Un exemple récent a limité considérablement la portée de clauses de renonciations à réclamer le remboursement des paiements effectués par le mari sur des biens immobiliers de son épouse [6]
Selon le pourvoi :
« Mme Z... et M. X... ont conclu un contrat prénuptial par lequel il est prévu d’une part que M. X... renonce à tout droit sur les biens immobiliers dont Mme Z... est ou pourra être propriétaire au cours du mariage et qu’il renonce « à tout droit matrimoniaux () sur les biens et la succession de celle-ci » ; qu’en considérant, après avoir reconnu la validité de la convention matrimoniale, que « Le contrat versé aux débats comprend un paragraphe intitulé "renonciation à droit dotal", excluant tout droit du mari sur les biens immobiliers dont l’épouse est ou deviendra propriétaire ; mais il ne contient aucune disposition relative aux biens mobiliers des époux, ni aux biens immobiliers du mari » pour en déduire que le régime de la communauté restait applicable et que Mme Z... devait récompense à la communauté pour les biens acquis avec des fonds communs »

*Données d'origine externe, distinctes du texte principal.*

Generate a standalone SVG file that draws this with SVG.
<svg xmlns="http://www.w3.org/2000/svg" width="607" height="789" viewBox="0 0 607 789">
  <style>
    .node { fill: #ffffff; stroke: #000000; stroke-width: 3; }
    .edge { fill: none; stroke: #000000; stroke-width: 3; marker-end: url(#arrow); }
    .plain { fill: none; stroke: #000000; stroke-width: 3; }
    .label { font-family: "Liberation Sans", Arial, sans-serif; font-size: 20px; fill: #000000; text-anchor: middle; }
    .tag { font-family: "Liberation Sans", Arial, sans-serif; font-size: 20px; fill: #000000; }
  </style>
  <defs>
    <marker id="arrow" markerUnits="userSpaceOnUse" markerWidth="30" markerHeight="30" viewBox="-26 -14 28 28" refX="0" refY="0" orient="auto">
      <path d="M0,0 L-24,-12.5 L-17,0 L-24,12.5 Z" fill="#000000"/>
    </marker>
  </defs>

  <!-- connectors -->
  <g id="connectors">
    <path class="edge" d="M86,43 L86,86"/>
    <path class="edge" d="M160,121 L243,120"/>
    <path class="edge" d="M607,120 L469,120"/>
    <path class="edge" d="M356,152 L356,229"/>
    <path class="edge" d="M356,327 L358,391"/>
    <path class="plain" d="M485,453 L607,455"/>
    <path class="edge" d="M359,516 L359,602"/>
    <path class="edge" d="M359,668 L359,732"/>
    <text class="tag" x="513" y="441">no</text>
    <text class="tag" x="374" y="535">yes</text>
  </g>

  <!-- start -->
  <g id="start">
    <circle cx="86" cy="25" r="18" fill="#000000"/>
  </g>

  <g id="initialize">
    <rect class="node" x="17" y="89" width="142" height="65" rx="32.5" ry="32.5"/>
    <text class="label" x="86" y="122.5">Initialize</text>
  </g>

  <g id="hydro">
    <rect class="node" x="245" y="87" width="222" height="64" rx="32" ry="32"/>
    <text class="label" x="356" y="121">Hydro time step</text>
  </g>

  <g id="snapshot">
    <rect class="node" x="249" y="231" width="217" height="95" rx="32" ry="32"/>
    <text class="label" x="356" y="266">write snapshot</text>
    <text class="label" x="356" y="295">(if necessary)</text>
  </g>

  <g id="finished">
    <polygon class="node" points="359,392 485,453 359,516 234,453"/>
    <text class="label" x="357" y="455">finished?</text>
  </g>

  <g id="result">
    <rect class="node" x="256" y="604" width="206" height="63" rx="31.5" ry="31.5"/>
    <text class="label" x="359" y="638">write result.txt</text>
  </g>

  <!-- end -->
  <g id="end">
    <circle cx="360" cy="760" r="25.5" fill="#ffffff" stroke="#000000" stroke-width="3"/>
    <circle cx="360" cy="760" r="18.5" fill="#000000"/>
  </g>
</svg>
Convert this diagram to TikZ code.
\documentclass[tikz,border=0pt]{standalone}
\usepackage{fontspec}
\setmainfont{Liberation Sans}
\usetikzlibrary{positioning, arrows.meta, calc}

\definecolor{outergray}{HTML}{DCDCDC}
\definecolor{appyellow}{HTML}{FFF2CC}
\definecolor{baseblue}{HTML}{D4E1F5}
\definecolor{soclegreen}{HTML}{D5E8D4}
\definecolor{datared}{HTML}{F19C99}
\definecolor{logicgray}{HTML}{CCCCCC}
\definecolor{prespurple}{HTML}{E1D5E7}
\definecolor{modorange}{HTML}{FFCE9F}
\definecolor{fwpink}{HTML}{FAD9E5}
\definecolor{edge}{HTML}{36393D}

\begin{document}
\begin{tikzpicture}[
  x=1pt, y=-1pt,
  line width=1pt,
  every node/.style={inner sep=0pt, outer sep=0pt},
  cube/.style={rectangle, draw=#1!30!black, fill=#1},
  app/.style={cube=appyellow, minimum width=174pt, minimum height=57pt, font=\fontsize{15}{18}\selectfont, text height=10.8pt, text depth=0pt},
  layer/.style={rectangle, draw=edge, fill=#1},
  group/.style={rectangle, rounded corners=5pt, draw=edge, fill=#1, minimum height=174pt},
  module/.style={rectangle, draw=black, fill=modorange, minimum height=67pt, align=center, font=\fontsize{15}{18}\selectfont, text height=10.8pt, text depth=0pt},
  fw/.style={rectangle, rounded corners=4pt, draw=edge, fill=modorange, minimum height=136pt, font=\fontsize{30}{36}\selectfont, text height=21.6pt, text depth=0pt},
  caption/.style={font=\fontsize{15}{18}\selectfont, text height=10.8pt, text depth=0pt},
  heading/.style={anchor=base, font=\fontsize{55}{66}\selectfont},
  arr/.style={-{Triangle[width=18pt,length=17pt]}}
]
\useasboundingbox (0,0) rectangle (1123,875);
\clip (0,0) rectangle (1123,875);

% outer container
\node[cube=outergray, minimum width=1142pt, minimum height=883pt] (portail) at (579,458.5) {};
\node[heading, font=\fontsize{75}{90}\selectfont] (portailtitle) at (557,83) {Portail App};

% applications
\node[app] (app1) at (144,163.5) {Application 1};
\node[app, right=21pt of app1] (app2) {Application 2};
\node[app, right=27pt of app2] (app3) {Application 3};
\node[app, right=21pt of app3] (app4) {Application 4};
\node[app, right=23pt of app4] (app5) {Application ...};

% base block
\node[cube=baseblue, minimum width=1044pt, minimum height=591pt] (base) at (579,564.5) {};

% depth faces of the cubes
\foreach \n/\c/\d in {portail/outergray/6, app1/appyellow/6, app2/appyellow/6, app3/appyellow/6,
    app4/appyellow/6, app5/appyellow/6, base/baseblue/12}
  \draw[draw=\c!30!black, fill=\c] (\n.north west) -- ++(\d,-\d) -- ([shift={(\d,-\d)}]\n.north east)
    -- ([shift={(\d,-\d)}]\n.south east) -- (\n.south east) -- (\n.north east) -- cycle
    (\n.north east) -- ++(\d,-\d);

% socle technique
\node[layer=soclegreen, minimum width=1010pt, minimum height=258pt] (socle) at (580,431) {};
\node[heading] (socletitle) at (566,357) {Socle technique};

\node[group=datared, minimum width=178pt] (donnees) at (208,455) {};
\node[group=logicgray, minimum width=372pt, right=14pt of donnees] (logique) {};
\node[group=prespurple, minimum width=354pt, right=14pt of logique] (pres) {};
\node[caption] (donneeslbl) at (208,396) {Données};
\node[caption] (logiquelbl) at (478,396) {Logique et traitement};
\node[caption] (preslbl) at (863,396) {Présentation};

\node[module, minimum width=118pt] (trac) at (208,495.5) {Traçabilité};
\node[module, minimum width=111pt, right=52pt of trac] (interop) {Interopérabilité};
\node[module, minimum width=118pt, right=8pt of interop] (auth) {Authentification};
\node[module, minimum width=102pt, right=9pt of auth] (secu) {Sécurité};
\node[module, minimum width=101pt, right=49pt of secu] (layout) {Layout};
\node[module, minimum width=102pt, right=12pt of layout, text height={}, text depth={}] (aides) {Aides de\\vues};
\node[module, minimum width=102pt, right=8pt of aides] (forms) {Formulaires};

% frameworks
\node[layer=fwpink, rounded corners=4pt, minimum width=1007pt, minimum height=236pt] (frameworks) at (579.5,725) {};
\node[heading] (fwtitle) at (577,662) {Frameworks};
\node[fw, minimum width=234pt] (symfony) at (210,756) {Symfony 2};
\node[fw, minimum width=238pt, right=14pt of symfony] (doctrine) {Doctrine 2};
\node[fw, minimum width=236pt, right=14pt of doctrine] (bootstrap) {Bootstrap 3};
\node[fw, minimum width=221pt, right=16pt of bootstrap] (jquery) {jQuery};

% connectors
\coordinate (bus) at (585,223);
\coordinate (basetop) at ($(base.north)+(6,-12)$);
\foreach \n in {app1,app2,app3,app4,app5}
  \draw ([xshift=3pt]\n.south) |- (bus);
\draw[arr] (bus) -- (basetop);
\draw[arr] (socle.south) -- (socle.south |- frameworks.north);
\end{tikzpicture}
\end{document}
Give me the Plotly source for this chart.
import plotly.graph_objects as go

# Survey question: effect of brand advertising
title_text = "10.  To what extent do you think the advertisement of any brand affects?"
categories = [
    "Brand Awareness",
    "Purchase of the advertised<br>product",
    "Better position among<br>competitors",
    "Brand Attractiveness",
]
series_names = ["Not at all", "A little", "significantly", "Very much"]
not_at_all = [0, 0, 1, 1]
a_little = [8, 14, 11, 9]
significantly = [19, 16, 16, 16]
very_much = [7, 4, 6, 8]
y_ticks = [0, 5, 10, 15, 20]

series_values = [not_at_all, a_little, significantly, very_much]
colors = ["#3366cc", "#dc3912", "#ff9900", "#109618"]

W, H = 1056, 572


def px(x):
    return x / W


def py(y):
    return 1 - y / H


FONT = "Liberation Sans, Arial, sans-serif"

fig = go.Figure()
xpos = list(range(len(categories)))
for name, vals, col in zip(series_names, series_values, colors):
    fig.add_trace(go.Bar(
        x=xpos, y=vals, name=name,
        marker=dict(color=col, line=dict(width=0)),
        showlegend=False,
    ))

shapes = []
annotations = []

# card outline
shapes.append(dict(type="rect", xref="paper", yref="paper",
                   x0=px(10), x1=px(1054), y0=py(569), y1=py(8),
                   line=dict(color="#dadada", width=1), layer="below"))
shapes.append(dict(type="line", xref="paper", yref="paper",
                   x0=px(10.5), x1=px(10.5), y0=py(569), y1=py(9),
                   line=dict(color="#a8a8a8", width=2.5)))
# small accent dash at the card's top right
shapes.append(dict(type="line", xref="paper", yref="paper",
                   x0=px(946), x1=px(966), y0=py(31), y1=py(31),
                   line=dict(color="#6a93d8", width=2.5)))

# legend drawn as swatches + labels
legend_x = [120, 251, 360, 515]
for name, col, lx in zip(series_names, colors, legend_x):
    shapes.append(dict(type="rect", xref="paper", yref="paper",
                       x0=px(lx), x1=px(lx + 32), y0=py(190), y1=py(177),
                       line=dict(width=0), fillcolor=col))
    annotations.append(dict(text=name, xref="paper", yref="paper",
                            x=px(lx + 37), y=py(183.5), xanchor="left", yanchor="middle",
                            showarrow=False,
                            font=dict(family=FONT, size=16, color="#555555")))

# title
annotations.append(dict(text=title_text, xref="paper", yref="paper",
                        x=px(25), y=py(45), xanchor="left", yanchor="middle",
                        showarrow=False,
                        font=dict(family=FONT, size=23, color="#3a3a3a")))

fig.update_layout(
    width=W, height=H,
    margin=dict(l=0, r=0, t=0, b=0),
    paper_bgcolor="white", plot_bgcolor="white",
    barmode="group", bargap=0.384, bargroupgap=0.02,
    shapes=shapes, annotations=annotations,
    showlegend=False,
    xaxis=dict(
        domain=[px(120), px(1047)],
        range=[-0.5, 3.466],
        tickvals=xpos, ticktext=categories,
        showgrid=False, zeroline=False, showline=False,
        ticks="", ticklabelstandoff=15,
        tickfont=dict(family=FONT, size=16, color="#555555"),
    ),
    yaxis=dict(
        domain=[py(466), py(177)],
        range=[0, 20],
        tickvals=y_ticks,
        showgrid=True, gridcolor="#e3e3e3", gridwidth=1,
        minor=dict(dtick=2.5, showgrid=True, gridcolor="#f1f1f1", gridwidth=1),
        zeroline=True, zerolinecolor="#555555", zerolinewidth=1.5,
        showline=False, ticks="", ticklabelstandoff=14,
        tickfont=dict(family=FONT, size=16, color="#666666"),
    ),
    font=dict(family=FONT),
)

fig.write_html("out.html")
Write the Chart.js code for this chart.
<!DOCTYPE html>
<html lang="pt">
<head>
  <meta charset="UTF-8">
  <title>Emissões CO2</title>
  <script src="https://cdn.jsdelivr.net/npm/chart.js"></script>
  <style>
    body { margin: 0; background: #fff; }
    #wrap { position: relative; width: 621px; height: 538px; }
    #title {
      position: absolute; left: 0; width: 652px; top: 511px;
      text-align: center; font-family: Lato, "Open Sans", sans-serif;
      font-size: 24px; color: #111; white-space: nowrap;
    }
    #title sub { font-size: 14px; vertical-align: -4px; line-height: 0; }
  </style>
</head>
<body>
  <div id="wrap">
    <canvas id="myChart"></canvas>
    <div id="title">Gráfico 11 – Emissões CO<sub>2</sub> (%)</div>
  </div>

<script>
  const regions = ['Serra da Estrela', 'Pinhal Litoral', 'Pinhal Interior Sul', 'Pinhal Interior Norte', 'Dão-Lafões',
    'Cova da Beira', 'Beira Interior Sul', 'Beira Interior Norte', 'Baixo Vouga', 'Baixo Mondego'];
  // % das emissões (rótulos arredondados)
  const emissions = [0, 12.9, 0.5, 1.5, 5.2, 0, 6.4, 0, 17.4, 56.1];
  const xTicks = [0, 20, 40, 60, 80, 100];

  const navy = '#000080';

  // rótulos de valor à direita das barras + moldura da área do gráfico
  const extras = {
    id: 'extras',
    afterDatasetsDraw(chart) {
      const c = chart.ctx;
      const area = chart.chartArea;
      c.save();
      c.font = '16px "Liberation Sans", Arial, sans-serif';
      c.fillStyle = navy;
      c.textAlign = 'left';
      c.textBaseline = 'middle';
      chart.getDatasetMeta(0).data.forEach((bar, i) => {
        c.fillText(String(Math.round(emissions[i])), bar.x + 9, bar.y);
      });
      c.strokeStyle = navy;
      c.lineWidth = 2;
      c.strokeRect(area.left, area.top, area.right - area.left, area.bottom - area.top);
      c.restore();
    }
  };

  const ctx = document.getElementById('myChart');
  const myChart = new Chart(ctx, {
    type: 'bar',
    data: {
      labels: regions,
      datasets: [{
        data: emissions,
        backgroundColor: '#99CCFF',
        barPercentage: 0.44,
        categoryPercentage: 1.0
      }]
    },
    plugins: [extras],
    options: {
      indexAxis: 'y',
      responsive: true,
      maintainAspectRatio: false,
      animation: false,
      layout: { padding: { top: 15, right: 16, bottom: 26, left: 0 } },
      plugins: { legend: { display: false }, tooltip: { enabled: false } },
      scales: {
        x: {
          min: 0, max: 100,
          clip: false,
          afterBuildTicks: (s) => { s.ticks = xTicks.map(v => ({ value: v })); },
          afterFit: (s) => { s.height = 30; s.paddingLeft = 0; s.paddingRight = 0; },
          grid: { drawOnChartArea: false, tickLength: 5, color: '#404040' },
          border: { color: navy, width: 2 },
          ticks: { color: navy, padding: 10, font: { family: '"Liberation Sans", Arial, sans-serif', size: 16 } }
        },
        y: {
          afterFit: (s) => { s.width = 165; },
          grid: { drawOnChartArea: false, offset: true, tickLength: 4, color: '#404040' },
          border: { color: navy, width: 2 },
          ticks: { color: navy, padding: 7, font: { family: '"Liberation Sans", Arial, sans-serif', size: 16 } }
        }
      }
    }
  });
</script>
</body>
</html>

La Cour de cassation a rejeté le pourvoi et confirmé l’interprétation de la Cour d’Appel du contrat prénuptial ayant limité aux seuls biens immobiliers de l’épouse la propriété personnelle, laissant le régime légal de communauté s’appliquer sur tous les autres biens mobiliers des époux et sur les biens immobiliers du mari dont le droit à récompense était ainsi préservé :
« La cour d’appel, par une interprétation de la convention matrimoniale dont les termes n’étaient ni clairs ni précis, ce qui exclut toute dénaturation, a, sans être tenue de s’expliquer sur les éléments de preuve qu’elle décidait d’écarter, fait application du droit étranger dont, dans l’exercice de son pouvoir souverain et hors toute dénaturation, elle a recherché la teneur pour donner à la question litigieuse une solution conforme au droit positif de l’État concerné ; que le moyen ne peut être accueilli ».
4- La fraude à la Loi française.
Le contrat prénuptial ne doit pas avoir été choisi par les futurs époux dans le seul but d’échapper à la Loi française sur le divorce et notamment sur la prestation compensatoire.
La fraude à la Loi, concept créé par la Cour de cassation dans son Arrêt du 18 mars 1878, Princesse de Bauffremont - Chambre Civile :
« Le Prince et la Princesse de Bauffremont étaient déjà judiciairement séparés de corps. La Princesse de Bauffremont désira se remarier, mais à l’époque, la loi française qui régissait leur situation ne prévoyait pas de divorce. La séparation de corps lui permettant pourtant de choisir un domicile distinct de celui de son mari, elle s’installa dans le Duché de Saxe-Aldenbourg pour y obtenir la nationalité allemande, déclenchant l’application du droit allemand à sa propre situation, droit allemand dans lequel le divorce était admis. Cela fait, elle épousa le Prince Bibesco, personne avec laquelle elle s’était très temporairement déplacée en Allemagne pour revenir ensuite en France, l’ayant épousé ».
« Le Prince de Bauffremont saisit les tribunaux pour obtenir l’annulation du mariage ».
La Cour de cassation, par son arrêt du 18 mars 1878 estima que : « sans autorisation du mari, l’acquisition volontaire de la nationalité étrangère était impropre à libérer la Princesse de l’allégeance française et donc des contraintes de la loi française » ».
C’est pourquoi un changement de nationalité ne peut permettre d’échapper à des dispositions d’ordre public de la loi française ».
« Fraus omnia corrumpit ».
En conclusion, le contrat prénuptial est fait pour la procédure du pays où il a été conclu, et peu opposable en France. Chaque pays a sa conception du mariage et du divorce, et dans le cas des États-Unis, chaque État même.
Il faut donc saisir le premier le Juge étranger pour faire juger son divorce sauf pour le défendeur à soulever l’incompétence territoriale et/ou l’inopposabilité d’un contrat frauduleux.